TWIC Problems- 7/17/2009
The report shows that at least 10,000 workers have lost their jobs because of failures in the TWIC system. It details how drivers struggled to get their initial hazmat cards due to the hazmat background check, the fingerprinting and other requirements. Because of few collection points and the difficulty of getting the required fingerprinting done, most drivers had to take time off work and travel to a collection point on the assigned day to stand in line. This can cost several hundred dollars if the timing causes a driver to miss a regularly-scheduled once or twice a week pick-up: that load goes to someone else and he usually sets until the next one-with no pay.
Some drivers went to get the fingerprints done without being notified of the procedure: the application had to be filled out and fees paid in advance—and the FBI background check completed—before the fingerprints could be collected.
Now that the TWIC card has been implemented, it requires another FBI background check and more fingerprints, but workers face the same problems as before.
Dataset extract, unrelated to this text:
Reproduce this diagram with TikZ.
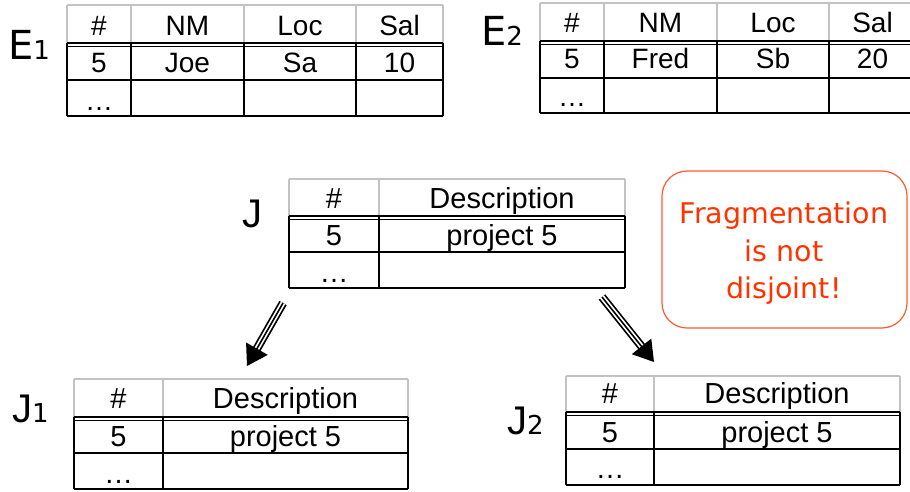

To add to the confusion, ports in different states often implement their own system of additional ID cards along with the TWIC. Most drivers have decided not go into ports at all because of the TWIC card.
The NELP Report also focuses on the failures in the FBI background check system. FBI reports are quick to pick up any crime someone is charged with but, if the charges are dismissed or end in acquittal, they often don’t get updated in the report. So, applicants are often rejected for the TWIC Card and have to appeal. The appeals system can take around five months. During that time, the worker becomes unemployed. Further, disqualifying charges have been vague and arbitrary.